● **Source excerpt**
— start —

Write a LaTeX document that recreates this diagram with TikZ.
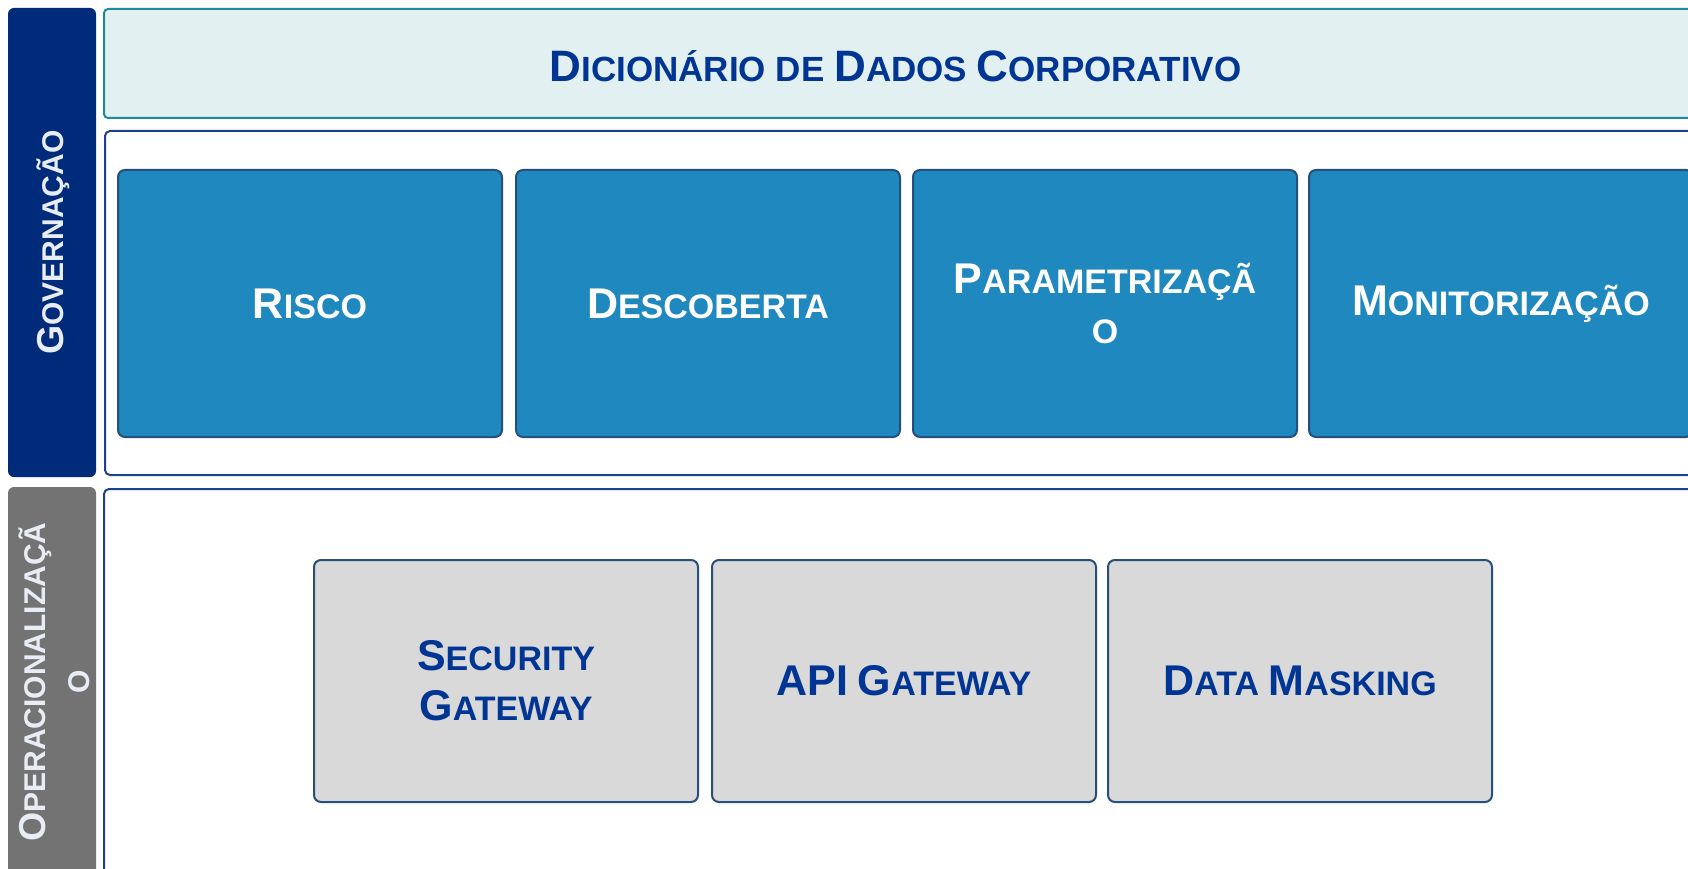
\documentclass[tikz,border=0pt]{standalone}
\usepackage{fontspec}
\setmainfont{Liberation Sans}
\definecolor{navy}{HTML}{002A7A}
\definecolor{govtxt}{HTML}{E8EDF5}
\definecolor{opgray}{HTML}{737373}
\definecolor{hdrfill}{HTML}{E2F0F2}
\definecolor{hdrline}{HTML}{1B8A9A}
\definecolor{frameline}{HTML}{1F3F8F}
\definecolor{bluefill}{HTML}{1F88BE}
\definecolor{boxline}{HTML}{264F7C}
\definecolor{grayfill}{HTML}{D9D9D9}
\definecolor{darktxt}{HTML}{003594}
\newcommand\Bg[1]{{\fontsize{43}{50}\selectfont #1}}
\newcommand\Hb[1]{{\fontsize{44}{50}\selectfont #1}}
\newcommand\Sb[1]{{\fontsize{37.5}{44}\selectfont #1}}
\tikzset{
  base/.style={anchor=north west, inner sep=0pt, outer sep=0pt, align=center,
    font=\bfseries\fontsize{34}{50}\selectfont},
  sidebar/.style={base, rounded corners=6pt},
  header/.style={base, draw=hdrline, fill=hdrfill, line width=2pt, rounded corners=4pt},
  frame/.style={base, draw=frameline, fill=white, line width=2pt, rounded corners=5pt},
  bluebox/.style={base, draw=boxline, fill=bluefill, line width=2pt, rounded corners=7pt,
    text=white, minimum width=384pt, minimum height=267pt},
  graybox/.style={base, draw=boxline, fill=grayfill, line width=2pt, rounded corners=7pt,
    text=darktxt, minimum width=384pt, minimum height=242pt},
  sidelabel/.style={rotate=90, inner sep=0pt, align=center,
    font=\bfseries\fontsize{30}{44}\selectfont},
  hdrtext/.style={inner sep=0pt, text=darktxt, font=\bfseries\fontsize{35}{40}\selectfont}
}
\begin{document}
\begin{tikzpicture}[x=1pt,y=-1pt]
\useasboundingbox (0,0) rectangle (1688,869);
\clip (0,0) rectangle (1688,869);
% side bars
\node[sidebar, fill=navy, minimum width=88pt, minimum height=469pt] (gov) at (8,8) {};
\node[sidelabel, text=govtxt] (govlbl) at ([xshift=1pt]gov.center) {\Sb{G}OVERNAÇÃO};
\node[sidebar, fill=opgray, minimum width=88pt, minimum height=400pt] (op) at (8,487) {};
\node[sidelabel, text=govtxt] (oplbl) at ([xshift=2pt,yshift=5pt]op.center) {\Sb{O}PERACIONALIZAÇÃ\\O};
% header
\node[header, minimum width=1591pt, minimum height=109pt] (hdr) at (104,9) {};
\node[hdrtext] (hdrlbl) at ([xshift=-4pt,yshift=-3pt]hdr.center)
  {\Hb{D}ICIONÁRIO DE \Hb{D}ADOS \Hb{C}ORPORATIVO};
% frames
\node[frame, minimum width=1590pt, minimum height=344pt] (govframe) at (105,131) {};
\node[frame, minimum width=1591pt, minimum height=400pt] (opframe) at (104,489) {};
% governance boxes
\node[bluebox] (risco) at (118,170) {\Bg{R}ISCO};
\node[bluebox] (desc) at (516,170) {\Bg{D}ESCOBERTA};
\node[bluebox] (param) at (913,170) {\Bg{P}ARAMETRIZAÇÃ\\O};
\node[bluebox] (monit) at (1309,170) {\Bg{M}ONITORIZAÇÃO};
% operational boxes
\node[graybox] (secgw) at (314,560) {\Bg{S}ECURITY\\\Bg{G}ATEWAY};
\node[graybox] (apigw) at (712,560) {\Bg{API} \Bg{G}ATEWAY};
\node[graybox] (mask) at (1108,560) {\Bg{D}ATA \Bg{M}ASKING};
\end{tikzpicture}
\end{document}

— end —

● **Short task**
Give back the whole listing as it stands, minus its pictures.

● **Solved problem**
Write a LaTeX document that recreates this diagram with TikZ.
\documentclass[tikz,border=0pt]{standalone}
\usepackage{fontspec}
\setmainfont{Liberation Sans}
\definecolor{navy}{HTML}{002A7A}
\definecolor{govtxt}{HTML}{E8EDF5}
\definecolor{opgray}{HTML}{737373}
\definecolor{hdrfill}{HTML}{E2F0F2}
\definecolor{hdrline}{HTML}{1B8A9A}
\definecolor{frameline}{HTML}{1F3F8F}
\definecolor{bluefill}{HTML}{1F88BE}
\definecolor{boxline}{HTML}{264F7C}
\definecolor{grayfill}{HTML}{D9D9D9}
\definecolor{darktxt}{HTML}{003594}
\newcommand\Bg[1]{{\fontsize{43}{50}\selectfont #1}}
\newcommand\Hb[1]{{\fontsize{44}{50}\selectfont #1}}
\newcommand\Sb[1]{{\fontsize{37.5}{44}\selectfont #1}}
\tikzset{
  base/.style={anchor=north west, inner sep=0pt, outer sep=0pt, align=center,
    font=\bfseries\fontsize{34}{50}\selectfont},
  sidebar/.style={base, rounded corners=6pt},
  header/.style={base, draw=hdrline, fill=hdrfill, line width=2pt, rounded corners=4pt},
  frame/.style={base, draw=frameline, fill=white, line width=2pt, rounded corners=5pt},
  bluebox/.style={base, draw=boxline, fill=bluefill, line width=2pt, rounded corners=7pt,
    text=white, minimum width=384pt, minimum height=267pt},
  graybox/.style={base, draw=boxline, fill=grayfill, line width=2pt, rounded corners=7pt,
    text=darktxt, minimum width=384pt, minimum height=242pt},
  sidelabel/.style={rotate=90, inner sep=0pt, align=center,
    font=\bfseries\fontsize{30}{44}\selectfont},
  hdrtext/.style={inner sep=0pt, text=darktxt, font=\bfseries\fontsize{35}{40}\selectfont}
}
\begin{document}
\begin{tikzpicture}[x=1pt,y=-1pt]
\useasboundingbox (0,0) rectangle (1688,869);
\clip (0,0) rectangle (1688,869);
% side bars
\node[sidebar, fill=navy, minimum width=88pt, minimum height=469pt] (gov) at (8,8) {};
\node[sidelabel, text=govtxt] (govlbl) at ([xshift=1pt]gov.center) {\Sb{G}OVERNAÇÃO};
\node[sidebar, fill=opgray, minimum width=88pt, minimum height=400pt] (op) at (8,487) {};
\node[sidelabel, text=govtxt] (oplbl) at ([xshift=2pt,yshift=5pt]op.center) {\Sb{O}PERACIONALIZAÇÃ\\O};
% header
\node[header, minimum width=1591pt, minimum height=109pt] (hdr) at (104,9) {};
\node[hdrtext] (hdrlbl) at ([xshift=-4pt,yshift=-3pt]hdr.center)
  {\Hb{D}ICIONÁRIO DE \Hb{D}ADOS \Hb{C}ORPORATIVO};
% frames
\node[frame, minimum width=1590pt, minimum height=344pt] (govframe) at (105,131) {};
\node[frame, minimum width=1591pt, minimum height=400pt] (opframe) at (104,489) {};
% governance boxes
\node[bluebox] (risco) at (118,170) {\Bg{R}ISCO};
\node[bluebox] (desc) at (516,170) {\Bg{D}ESCOBERTA};
\node[bluebox] (param) at (913,170) {\Bg{P}ARAMETRIZAÇÃ\\O};
\node[bluebox] (monit) at (1309,170) {\Bg{M}ONITORIZAÇÃO};
% operational boxes
\node[graybox] (secgw) at (314,560) {\Bg{S}ECURITY\\\Bg{G}ATEWAY};
\node[graybox] (apigw) at (712,560) {\Bg{API} \Bg{G}ATEWAY};
\node[graybox] (mask) at (1108,560) {\Bg{D}ATA \Bg{M}ASKING};
\end{tikzpicture}
\end{document}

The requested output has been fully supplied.